- **PROVIDED DATA**:
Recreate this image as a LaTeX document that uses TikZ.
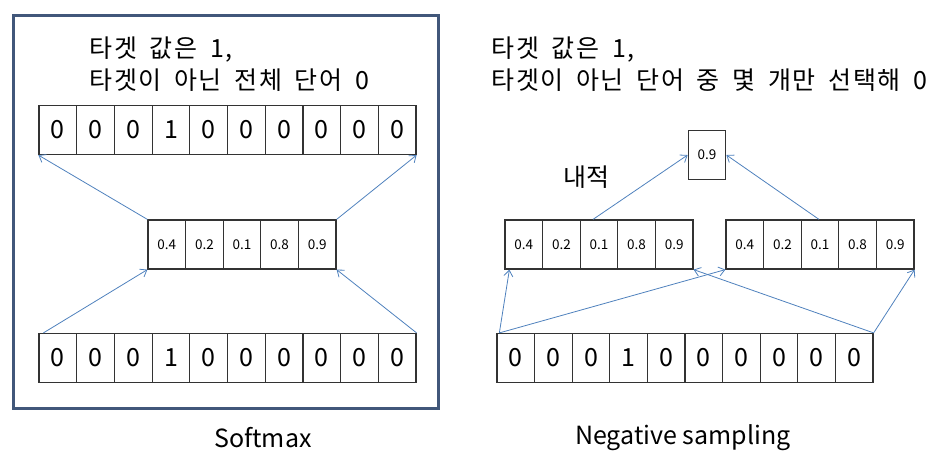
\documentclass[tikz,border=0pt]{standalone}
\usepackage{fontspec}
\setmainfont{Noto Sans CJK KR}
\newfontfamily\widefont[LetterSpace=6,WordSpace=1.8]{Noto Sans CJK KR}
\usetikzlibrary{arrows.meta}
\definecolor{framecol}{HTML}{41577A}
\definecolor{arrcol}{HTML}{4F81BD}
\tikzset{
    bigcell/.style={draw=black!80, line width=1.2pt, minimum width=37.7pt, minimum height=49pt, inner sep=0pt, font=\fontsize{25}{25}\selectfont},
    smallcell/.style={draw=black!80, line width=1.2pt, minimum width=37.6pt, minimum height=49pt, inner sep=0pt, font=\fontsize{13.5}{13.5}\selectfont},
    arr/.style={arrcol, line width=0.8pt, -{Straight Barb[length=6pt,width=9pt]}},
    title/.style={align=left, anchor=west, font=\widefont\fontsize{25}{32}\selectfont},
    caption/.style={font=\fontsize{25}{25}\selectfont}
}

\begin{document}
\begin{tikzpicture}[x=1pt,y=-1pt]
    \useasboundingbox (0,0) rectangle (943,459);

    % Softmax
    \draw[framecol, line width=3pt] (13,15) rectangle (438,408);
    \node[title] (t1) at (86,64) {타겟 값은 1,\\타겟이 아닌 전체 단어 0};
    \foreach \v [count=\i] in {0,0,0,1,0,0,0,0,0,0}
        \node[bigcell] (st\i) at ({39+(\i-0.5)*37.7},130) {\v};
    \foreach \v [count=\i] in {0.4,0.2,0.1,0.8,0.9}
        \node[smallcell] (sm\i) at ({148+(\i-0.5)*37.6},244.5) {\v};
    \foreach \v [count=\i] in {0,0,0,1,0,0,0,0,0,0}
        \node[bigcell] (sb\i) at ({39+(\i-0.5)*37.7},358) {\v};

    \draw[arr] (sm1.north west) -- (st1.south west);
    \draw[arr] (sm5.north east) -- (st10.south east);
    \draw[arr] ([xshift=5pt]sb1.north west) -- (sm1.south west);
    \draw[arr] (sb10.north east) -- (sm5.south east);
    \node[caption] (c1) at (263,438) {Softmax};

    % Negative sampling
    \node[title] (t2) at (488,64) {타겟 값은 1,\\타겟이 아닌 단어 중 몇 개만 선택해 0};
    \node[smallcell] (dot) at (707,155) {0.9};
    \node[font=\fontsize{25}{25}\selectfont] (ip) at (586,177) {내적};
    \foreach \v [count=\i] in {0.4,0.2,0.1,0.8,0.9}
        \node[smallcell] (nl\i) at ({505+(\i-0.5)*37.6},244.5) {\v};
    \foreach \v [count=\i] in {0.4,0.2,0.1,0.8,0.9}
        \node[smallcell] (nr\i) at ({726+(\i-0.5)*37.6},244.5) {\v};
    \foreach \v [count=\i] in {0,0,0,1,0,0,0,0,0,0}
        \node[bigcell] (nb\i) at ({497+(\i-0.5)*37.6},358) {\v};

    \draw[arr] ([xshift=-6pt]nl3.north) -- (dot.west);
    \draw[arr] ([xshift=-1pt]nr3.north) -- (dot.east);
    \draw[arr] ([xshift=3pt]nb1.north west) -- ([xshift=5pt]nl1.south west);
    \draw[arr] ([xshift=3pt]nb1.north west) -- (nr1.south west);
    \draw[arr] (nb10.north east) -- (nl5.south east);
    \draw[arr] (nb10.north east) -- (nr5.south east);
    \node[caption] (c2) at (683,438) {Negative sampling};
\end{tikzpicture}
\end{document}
...
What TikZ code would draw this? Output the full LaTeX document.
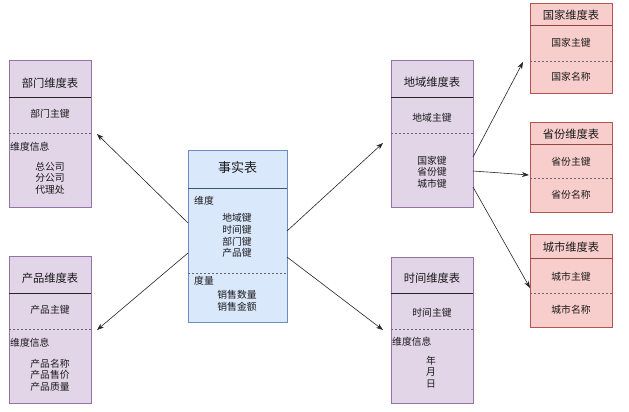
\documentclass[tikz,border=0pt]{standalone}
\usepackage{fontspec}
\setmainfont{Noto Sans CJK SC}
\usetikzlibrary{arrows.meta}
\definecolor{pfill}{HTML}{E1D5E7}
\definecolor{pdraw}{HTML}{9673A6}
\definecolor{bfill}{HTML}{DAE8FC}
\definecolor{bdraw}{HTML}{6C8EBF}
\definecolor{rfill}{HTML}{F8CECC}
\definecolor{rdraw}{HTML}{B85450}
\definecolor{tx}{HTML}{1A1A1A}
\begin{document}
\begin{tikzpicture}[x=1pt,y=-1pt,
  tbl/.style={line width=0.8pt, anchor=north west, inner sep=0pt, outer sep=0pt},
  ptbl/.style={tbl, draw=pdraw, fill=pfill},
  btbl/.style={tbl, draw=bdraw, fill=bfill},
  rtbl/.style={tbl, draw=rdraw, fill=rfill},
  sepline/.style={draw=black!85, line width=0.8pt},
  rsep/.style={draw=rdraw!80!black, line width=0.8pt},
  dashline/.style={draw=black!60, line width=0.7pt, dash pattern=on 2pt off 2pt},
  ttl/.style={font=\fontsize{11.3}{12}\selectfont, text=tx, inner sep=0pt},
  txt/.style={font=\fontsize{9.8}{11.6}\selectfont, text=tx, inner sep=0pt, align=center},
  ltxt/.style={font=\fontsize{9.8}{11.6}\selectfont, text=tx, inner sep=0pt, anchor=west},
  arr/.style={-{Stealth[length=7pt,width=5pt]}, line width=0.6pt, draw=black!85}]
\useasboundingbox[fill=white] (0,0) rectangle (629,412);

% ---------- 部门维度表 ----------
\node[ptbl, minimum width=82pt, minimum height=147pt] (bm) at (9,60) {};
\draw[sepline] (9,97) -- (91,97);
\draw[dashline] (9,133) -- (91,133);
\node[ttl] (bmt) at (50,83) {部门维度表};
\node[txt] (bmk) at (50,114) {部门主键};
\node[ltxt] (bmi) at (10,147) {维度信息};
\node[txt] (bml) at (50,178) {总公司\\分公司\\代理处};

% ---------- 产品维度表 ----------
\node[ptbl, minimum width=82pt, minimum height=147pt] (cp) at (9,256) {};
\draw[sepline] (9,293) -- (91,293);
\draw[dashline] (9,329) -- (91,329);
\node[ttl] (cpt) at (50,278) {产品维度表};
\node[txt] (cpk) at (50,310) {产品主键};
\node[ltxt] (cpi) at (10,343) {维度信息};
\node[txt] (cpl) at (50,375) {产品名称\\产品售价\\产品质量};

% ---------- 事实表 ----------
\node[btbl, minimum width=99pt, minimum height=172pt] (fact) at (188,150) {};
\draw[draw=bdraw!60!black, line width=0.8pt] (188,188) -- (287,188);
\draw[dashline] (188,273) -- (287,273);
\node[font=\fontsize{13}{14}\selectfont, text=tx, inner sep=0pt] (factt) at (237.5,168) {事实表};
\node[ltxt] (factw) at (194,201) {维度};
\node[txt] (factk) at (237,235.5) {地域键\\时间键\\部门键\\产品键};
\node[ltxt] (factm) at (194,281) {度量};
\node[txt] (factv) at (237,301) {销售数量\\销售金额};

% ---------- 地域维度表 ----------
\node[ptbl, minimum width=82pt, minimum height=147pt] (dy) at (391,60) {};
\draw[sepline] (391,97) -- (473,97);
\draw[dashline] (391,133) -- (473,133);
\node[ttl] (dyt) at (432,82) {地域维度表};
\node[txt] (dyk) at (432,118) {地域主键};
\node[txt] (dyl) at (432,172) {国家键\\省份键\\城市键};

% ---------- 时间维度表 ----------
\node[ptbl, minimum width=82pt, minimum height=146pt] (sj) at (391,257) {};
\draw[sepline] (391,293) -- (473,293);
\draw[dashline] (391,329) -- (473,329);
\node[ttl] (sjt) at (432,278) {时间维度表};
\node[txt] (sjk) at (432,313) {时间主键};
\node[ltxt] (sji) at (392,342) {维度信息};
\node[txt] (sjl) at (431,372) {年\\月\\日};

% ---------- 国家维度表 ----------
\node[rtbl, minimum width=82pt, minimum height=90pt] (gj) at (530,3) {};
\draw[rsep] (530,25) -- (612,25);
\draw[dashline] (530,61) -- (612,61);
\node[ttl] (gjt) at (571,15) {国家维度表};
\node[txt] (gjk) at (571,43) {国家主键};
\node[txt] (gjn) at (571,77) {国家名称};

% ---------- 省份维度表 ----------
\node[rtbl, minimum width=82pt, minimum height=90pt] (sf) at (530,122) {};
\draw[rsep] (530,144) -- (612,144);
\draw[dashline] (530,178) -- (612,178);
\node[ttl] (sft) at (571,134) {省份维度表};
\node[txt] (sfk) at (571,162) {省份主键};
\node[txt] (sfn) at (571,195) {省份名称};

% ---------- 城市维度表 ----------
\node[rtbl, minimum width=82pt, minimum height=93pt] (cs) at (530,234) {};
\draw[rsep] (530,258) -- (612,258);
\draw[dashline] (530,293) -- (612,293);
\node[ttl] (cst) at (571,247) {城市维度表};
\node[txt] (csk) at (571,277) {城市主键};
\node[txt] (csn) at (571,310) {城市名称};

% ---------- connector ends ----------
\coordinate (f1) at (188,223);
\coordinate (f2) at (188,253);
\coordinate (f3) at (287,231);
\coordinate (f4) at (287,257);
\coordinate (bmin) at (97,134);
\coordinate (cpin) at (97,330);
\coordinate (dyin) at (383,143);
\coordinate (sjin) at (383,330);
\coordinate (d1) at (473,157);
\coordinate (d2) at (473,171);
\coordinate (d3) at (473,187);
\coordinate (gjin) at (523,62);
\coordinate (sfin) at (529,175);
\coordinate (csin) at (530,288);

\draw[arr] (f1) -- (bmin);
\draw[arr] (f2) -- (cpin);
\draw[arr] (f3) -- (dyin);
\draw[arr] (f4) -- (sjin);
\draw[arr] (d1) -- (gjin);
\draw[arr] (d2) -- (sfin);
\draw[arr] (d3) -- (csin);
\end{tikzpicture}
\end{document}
==
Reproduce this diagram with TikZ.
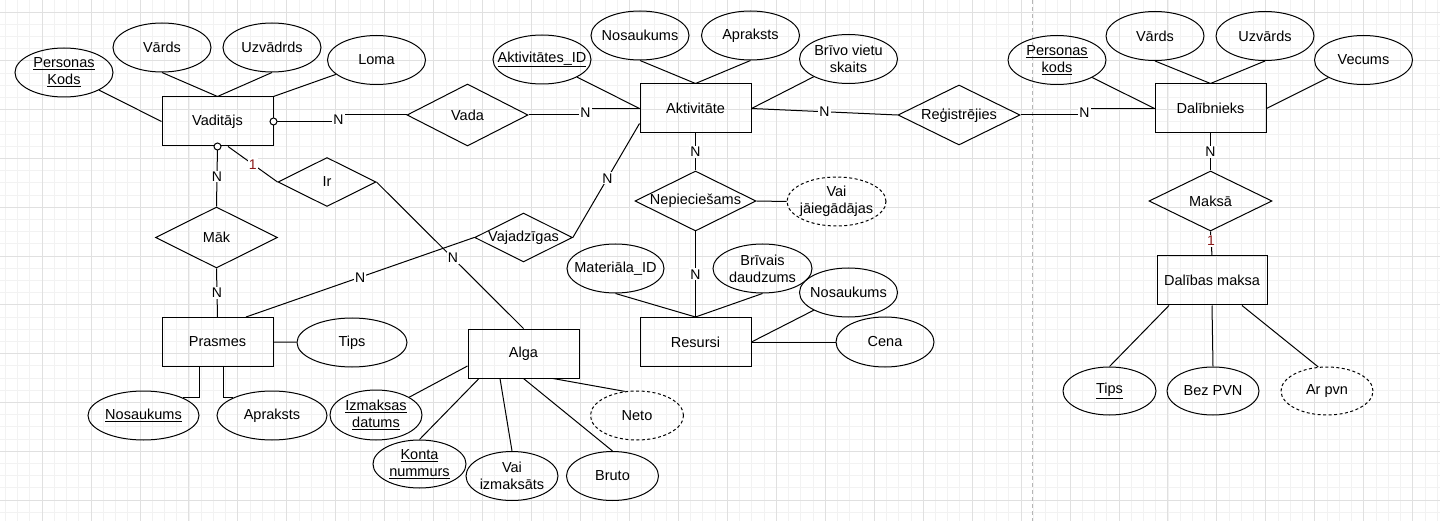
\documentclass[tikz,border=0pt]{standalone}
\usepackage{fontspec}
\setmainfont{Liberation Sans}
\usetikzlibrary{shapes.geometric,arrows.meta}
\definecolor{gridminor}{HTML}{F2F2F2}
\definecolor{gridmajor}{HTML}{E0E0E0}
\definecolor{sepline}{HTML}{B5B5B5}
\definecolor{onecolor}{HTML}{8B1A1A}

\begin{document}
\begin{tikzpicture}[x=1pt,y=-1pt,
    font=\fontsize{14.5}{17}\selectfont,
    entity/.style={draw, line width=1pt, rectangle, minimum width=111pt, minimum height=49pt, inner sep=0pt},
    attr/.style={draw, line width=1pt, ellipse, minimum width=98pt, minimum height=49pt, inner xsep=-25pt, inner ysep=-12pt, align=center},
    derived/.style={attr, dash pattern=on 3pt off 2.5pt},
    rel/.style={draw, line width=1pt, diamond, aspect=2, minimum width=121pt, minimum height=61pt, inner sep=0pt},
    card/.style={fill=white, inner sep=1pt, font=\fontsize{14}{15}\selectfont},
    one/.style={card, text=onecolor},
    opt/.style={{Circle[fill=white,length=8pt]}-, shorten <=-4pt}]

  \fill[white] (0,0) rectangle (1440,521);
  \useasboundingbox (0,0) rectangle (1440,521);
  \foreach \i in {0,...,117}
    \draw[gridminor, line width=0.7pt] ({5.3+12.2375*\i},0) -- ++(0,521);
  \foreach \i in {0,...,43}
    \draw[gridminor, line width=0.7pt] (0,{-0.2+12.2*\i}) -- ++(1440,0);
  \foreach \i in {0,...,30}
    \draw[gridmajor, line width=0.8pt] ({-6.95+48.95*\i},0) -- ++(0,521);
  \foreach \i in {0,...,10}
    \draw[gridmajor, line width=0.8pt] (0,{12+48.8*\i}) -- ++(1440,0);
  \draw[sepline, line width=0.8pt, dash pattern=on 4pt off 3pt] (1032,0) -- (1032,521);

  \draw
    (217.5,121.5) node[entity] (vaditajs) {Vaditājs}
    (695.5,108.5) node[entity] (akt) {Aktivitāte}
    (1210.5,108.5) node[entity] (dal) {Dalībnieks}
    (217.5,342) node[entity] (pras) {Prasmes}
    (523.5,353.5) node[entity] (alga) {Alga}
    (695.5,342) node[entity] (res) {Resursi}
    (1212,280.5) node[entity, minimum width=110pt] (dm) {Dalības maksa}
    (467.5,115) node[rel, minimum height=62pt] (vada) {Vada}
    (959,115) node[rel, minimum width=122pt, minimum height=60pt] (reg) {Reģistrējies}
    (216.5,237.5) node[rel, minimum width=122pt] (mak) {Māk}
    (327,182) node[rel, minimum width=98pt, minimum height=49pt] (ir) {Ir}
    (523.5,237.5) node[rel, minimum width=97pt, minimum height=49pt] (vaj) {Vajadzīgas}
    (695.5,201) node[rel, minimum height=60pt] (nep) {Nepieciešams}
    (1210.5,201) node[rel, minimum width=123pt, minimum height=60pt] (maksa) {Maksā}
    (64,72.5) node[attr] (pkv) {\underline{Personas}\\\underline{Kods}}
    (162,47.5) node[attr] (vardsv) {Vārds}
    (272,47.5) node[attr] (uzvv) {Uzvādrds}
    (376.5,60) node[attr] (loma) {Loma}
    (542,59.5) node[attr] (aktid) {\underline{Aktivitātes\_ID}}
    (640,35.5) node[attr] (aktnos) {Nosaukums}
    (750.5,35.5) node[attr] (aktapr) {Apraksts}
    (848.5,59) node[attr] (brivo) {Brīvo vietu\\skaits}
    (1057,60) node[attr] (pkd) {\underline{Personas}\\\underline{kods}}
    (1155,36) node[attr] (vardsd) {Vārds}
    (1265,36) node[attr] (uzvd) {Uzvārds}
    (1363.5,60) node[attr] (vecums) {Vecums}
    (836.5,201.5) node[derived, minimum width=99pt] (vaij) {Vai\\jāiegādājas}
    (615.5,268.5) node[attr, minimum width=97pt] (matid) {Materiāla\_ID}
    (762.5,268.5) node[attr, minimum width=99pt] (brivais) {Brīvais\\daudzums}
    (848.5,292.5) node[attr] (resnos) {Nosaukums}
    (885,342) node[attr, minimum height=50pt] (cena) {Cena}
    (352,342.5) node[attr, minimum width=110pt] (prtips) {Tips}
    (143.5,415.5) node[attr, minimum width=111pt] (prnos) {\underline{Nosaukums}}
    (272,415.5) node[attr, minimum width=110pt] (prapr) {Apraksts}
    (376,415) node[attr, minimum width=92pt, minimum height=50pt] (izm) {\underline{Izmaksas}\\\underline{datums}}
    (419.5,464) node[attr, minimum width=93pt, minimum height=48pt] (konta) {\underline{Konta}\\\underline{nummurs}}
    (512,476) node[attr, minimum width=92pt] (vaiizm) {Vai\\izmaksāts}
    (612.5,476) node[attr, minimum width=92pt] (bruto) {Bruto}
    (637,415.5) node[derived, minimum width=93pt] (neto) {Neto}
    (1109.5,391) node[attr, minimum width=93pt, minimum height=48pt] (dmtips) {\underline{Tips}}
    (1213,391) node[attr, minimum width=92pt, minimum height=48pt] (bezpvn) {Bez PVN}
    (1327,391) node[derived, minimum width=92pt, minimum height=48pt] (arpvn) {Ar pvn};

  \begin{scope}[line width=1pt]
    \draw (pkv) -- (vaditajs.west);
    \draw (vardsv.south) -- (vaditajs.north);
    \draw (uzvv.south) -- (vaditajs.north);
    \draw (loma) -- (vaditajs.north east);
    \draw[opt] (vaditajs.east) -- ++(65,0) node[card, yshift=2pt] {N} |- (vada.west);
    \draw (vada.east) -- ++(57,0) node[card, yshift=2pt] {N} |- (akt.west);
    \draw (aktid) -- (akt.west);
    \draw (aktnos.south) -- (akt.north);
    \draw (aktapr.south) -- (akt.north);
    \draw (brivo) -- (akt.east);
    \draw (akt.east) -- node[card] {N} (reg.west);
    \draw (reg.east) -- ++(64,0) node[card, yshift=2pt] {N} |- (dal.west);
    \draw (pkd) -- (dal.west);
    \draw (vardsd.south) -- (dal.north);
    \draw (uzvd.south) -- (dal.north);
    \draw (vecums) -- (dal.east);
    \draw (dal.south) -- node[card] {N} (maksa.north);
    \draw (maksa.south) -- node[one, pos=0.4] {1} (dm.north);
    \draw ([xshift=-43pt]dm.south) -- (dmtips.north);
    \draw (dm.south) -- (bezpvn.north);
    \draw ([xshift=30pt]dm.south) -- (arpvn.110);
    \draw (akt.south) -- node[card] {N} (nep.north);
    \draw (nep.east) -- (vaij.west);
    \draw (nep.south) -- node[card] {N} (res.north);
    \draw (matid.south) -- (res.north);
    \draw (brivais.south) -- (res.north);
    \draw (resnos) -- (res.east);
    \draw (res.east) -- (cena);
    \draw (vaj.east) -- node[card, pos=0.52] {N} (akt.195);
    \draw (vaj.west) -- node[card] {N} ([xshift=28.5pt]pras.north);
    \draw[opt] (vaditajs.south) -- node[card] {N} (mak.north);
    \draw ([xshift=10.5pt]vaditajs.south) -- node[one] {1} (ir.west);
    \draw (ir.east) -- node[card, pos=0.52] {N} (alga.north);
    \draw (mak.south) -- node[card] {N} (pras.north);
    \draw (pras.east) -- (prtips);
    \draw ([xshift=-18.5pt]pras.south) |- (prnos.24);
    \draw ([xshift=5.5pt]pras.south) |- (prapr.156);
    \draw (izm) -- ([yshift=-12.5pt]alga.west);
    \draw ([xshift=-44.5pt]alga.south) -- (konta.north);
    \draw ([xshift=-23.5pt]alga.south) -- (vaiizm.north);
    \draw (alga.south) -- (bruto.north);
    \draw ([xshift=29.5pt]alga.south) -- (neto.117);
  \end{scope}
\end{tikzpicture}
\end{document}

- **REQUIREMENT**: Report the number of lines containing the string "this" and add nothing to it.

- **CORRECT ANSWER**: 3